TRES La edición de julio del mensuario norteamericano Vanity Fair incluye un portfolio fotográfico de “Los Dioses de la Internet 1950-2000”. Fotos con fondo blanco, figuras como astronautas flotando en el limbo informático, de aquellos que crearon otro planeta en éste. Dioses –esa palabrita– creadores de un planeta invisible pero que existe y está literalmente al alcance de la mano, a la distancia que separa a un dedo de una tecla de computadora doméstica y trascendente. Gates, Jobs y Wozniak son los rostros más conocidos –los santos a los que más se les reza y se les promete–, pero hay muchos otros. Parecen gente normal con un toque de Expediente X. Recorto esas fotos y las guardo junto con los diarios y el tren avanza rumbo a alguna parte. Leo, ahora, Valis –la novela de 1981 que abre la trilogía final de Philip K. Dick– donde un grupo de exhippies con el cerebro frito en ácido lisérgico se empeñan en la búsqueda de un nuevo mesías. No demoran en descubrir que el planeta, el universo tal como lo conocemos, se dispone a convertirse, todo él, en una forma divina como respuesta correcta a la pregunta de milenios de estupidez humana. El libro –más allá de su delirio religioso; dicen los que lo frecuentaban que Dick estaba un poquito loco cuando lo escribió, justo antes de morirse– funciona como perfecta postal de una nueva forma de anticipación moviéndose graciosa y con gracia entre la certeza absurda y la hipótesis inquietante. Ya lo dije: si la ciencia-ficción clásica –o dura– se dedicó durante casi un siglo a funcionar como oráculo futurista de las máquinas que vendrían, la ciencia-ficción de Dick prefirió ocuparse del hombre que no demoraría en llegar. Aquí está, aquí estamos.

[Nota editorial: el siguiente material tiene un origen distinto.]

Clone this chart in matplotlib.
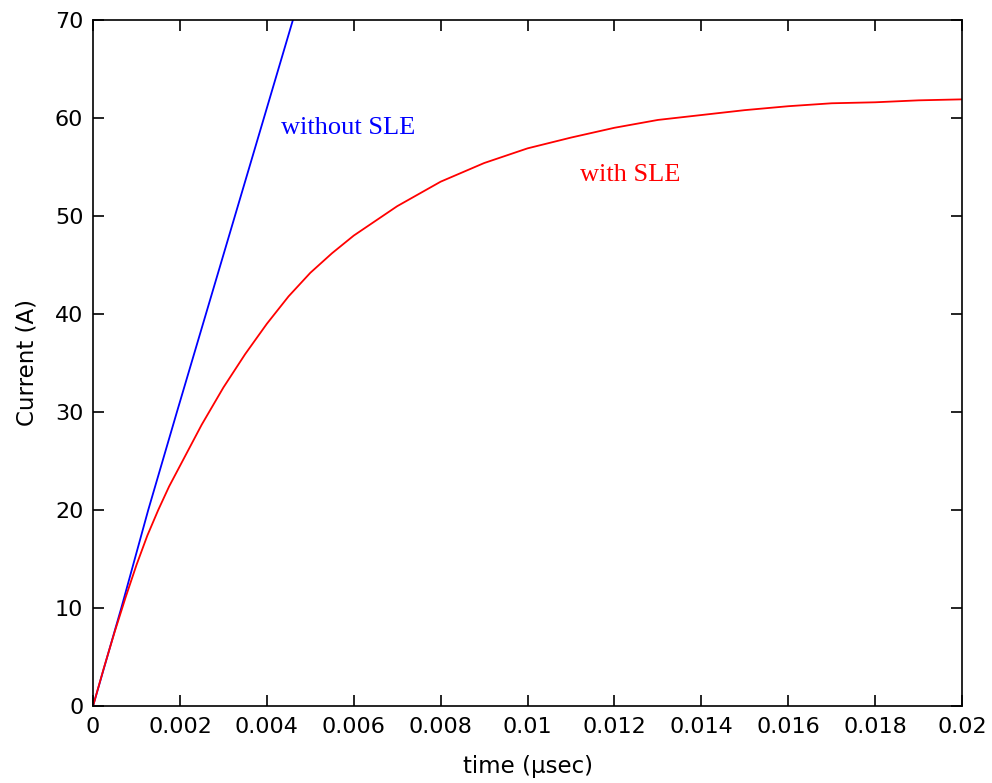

CUATRO Un hombre en un tren con una computadora portátil que se conecta a Internet y entra en un site llamado pinstruck.com. La posibilidad cierta, la oferta generosa, de construir ahí adentro el muñequito vudú de tu enemigo y mandarle una maldición anónima por e-mail. Ahí está, si no me creen. Salgo a la superficie de mi mar de diarios y le pido a mi compañero de viaje que me lo muestre. Nos reímos bastante y aquí, otra vez, otro detalle inquietante de este nuevo planeta en el que nos estamos convirtiendo: la paradoja de la ciencia oculta negándose a abandonar la superficie de la ciencia descubierta y –un poco en chiste, bastante en serio– contaminando con propuestas inmemoriales las memorias de los ordenadores que, por ahora, siguen aceptando órdenes. Clavar alfileres con la ayuda de un mouse a bordo de un tren de alta velocidad la mañana en que todos decían genoma como si se dijera vida o muerte. Una de esas palabras que parecen decirnos: “Todos a bordo”. Una palabra con forma de hélix doble –esos rieles curvos por los que corremos y nos hacen correr– adentro de todos nosotros. El tren –ese vehículo que utilizó Albert Einsten a la hora de explicar la teoría de la relatividad, otro concepto revolucionario, otra estación donde alguna vez nos detuvimos a estirar las piernas– sigue su marcha, cada vez más rápido, tan rápido como una nave espacial en una de esas cada vez más inverosímiles, por anticuadas, películas de ciencia-ficción.